- _YOUR TASK_:
Return all entries word for word, but drop any images.

- _PROVIDED DATA_:
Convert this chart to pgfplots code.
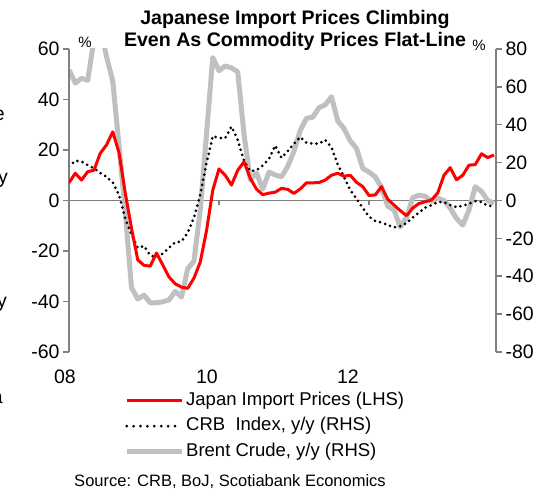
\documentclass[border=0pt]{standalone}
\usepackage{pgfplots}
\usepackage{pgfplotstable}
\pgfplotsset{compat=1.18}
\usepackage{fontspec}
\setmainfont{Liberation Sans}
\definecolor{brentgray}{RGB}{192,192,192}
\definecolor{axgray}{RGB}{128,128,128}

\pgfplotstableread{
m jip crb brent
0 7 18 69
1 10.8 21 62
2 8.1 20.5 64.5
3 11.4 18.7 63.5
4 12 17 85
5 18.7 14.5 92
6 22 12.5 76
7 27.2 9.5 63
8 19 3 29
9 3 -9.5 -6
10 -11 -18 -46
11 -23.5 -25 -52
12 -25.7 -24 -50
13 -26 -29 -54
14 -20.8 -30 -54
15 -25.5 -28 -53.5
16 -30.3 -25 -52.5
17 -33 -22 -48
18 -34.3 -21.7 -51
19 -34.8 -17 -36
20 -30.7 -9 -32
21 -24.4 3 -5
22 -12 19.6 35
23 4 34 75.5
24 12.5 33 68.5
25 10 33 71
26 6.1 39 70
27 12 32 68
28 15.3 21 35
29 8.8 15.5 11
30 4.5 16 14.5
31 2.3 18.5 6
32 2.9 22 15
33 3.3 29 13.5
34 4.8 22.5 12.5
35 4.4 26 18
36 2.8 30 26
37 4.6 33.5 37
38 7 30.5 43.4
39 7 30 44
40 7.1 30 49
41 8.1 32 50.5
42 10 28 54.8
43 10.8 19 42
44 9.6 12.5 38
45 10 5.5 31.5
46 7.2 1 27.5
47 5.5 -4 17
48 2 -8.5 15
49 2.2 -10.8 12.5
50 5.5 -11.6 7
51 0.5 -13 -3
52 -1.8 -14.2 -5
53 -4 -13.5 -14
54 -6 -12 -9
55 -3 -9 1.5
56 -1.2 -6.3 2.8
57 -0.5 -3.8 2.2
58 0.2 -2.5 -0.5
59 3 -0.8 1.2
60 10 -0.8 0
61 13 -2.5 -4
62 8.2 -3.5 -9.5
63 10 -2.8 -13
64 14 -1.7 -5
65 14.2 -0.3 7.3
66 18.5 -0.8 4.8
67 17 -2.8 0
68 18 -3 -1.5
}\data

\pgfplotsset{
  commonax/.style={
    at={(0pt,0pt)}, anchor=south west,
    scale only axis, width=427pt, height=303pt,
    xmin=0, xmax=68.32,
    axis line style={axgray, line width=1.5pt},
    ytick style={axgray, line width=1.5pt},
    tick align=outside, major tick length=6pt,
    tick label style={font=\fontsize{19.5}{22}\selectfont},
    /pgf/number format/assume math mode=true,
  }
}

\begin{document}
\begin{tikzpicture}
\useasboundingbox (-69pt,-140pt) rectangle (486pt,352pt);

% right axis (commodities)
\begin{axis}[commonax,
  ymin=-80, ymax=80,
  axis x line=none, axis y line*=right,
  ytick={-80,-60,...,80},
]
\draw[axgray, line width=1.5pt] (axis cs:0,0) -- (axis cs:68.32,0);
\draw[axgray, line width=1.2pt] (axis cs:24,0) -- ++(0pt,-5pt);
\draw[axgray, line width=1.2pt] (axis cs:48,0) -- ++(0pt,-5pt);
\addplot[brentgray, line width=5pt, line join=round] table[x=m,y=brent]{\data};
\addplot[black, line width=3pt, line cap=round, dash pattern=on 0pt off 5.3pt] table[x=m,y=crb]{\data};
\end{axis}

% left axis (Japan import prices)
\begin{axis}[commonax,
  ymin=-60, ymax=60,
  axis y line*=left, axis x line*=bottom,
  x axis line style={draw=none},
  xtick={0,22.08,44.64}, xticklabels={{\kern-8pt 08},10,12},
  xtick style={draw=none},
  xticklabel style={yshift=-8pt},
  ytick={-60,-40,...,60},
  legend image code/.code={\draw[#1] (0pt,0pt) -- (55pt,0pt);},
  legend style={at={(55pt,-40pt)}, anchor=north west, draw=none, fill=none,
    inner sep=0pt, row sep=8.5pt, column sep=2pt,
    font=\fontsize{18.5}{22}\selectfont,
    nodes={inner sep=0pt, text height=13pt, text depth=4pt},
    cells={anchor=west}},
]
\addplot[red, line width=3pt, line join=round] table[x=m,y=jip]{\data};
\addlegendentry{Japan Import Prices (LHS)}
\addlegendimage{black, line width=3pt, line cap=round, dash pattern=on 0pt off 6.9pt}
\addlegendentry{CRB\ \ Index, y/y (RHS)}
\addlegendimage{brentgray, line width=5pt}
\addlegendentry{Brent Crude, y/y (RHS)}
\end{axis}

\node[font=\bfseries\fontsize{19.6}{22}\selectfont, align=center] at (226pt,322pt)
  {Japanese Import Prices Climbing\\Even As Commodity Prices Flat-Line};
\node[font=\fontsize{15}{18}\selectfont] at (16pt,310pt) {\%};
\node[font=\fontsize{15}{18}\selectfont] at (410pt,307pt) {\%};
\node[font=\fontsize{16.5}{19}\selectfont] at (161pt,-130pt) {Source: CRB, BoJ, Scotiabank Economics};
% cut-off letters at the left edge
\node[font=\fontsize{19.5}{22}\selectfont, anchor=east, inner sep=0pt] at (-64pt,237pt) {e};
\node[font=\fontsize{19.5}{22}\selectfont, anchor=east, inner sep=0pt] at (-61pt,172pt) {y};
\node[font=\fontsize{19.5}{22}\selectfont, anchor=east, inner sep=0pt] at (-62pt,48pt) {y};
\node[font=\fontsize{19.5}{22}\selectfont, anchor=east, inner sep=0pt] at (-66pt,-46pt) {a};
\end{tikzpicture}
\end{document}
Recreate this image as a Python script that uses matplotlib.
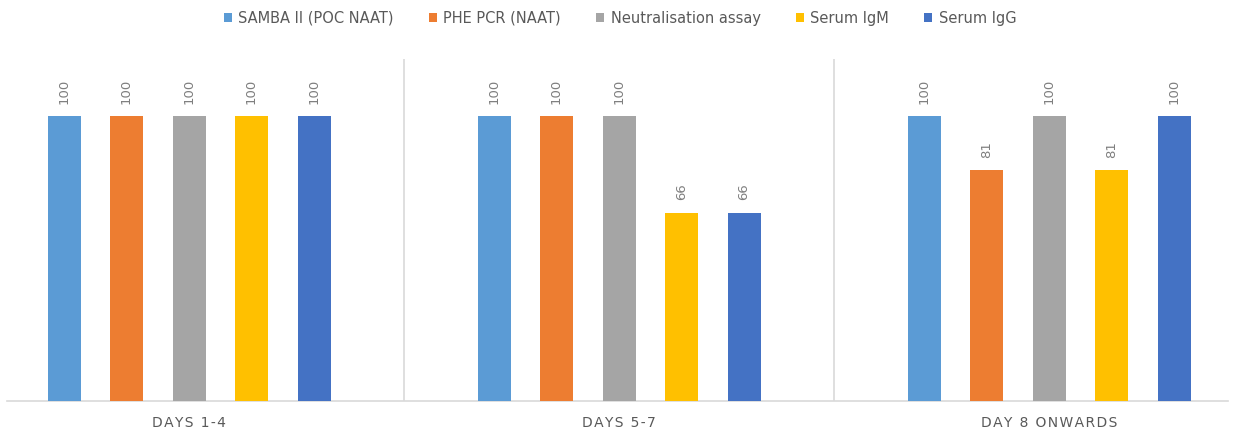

- _FULL ANSWER_:
Convert this chart to pgfplots code.
\documentclass[border=0pt]{standalone}
\usepackage{pgfplots}
\usepackage{pgfplotstable}
\pgfplotsset{compat=1.18}
\usepackage{fontspec}
\setmainfont{Liberation Sans}
\definecolor{brentgray}{RGB}{192,192,192}
\definecolor{axgray}{RGB}{128,128,128}

\pgfplotstableread{
m jip crb brent
0 7 18 69
1 10.8 21 62
2 8.1 20.5 64.5
3 11.4 18.7 63.5
4 12 17 85
5 18.7 14.5 92
6 22 12.5 76
7 27.2 9.5 63
8 19 3 29
9 3 -9.5 -6
10 -11 -18 -46
11 -23.5 -25 -52
12 -25.7 -24 -50
13 -26 -29 -54
14 -20.8 -30 -54
15 -25.5 -28 -53.5
16 -30.3 -25 -52.5
17 -33 -22 -48
18 -34.3 -21.7 -51
19 -34.8 -17 -36
20 -30.7 -9 -32
21 -24.4 3 -5
22 -12 19.6 35
23 4 34 75.5
24 12.5 33 68.5
25 10 33 71
26 6.1 39 70
27 12 32 68
28 15.3 21 35
29 8.8 15.5 11
30 4.5 16 14.5
31 2.3 18.5 6
32 2.9 22 15
33 3.3 29 13.5
34 4.8 22.5 12.5
35 4.4 26 18
36 2.8 30 26
37 4.6 33.5 37
38 7 30.5 43.4
39 7 30 44
40 7.1 30 49
41 8.1 32 50.5
42 10 28 54.8
43 10.8 19 42
44 9.6 12.5 38
45 10 5.5 31.5
46 7.2 1 27.5
47 5.5 -4 17
48 2 -8.5 15
49 2.2 -10.8 12.5
50 5.5 -11.6 7
51 0.5 -13 -3
52 -1.8 -14.2 -5
53 -4 -13.5 -14
54 -6 -12 -9
55 -3 -9 1.5
56 -1.2 -6.3 2.8
57 -0.5 -3.8 2.2
58 0.2 -2.5 -0.5
59 3 -0.8 1.2
60 10 -0.8 0
61 13 -2.5 -4
62 8.2 -3.5 -9.5
63 10 -2.8 -13
64 14 -1.7 -5
65 14.2 -0.3 7.3
66 18.5 -0.8 4.8
67 17 -2.8 0
68 18 -3 -1.5
}\data

\pgfplotsset{
  commonax/.style={
    at={(0pt,0pt)}, anchor=south west,
    scale only axis, width=427pt, height=303pt,
    xmin=0, xmax=68.32,
    axis line style={axgray, line width=1.5pt},
    ytick style={axgray, line width=1.5pt},
    tick align=outside, major tick length=6pt,
    tick label style={font=\fontsize{19.5}{22}\selectfont},
    /pgf/number format/assume math mode=true,
  }
}

\begin{document}
\begin{tikzpicture}
\useasboundingbox (-69pt,-140pt) rectangle (486pt,352pt);

% right axis (commodities)
\begin{axis}[commonax,
  ymin=-80, ymax=80,
  axis x line=none, axis y line*=right,
  ytick={-80,-60,...,80},
]
\draw[axgray, line width=1.5pt] (axis cs:0,0) -- (axis cs:68.32,0);
\draw[axgray, line width=1.2pt] (axis cs:24,0) -- ++(0pt,-5pt);
\draw[axgray, line width=1.2pt] (axis cs:48,0) -- ++(0pt,-5pt);
\addplot[brentgray, line width=5pt, line join=round] table[x=m,y=brent]{\data};
\addplot[black, line width=3pt, line cap=round, dash pattern=on 0pt off 5.3pt] table[x=m,y=crb]{\data};
\end{axis}

% left axis (Japan import prices)
\begin{axis}[commonax,
  ymin=-60, ymax=60,
  axis y line*=left, axis x line*=bottom,
  x axis line style={draw=none},
  xtick={0,22.08,44.64}, xticklabels={{\kern-8pt 08},10,12},
  xtick style={draw=none},
  xticklabel style={yshift=-8pt},
  ytick={-60,-40,...,60},
  legend image code/.code={\draw[#1] (0pt,0pt) -- (55pt,0pt);},
  legend style={at={(55pt,-40pt)}, anchor=north west, draw=none, fill=none,
    inner sep=0pt, row sep=8.5pt, column sep=2pt,
    font=\fontsize{18.5}{22}\selectfont,
    nodes={inner sep=0pt, text height=13pt, text depth=4pt},
    cells={anchor=west}},
]
\addplot[red, line width=3pt, line join=round] table[x=m,y=jip]{\data};
\addlegendentry{Japan Import Prices (LHS)}
\addlegendimage{black, line width=3pt, line cap=round, dash pattern=on 0pt off 6.9pt}
\addlegendentry{CRB\ \ Index, y/y (RHS)}
\addlegendimage{brentgray, line width=5pt}
\addlegendentry{Brent Crude, y/y (RHS)}
\end{axis}

\node[font=\bfseries\fontsize{19.6}{22}\selectfont, align=center] at (226pt,322pt)
  {Japanese Import Prices Climbing\\Even As Commodity Prices Flat-Line};
\node[font=\fontsize{15}{18}\selectfont] at (16pt,310pt) {\%};
\node[font=\fontsize{15}{18}\selectfont] at (410pt,307pt) {\%};
\node[font=\fontsize{16.5}{19}\selectfont] at (161pt,-130pt) {Source: CRB, BoJ, Scotiabank Economics};
% cut-off letters at the left edge
\node[font=\fontsize{19.5}{22}\selectfont, anchor=east, inner sep=0pt] at (-64pt,237pt) {e};
\node[font=\fontsize{19.5}{22}\selectfont, anchor=east, inner sep=0pt] at (-61pt,172pt) {y};
\node[font=\fontsize{19.5}{22}\selectfont, anchor=east, inner sep=0pt] at (-62pt,48pt) {y};
\node[font=\fontsize{19.5}{22}\selectfont, anchor=east, inner sep=0pt] at (-66pt,-46pt) {a};
\end{tikzpicture}
\end{document}
Recreate this image as a Python script that uses matplotlib.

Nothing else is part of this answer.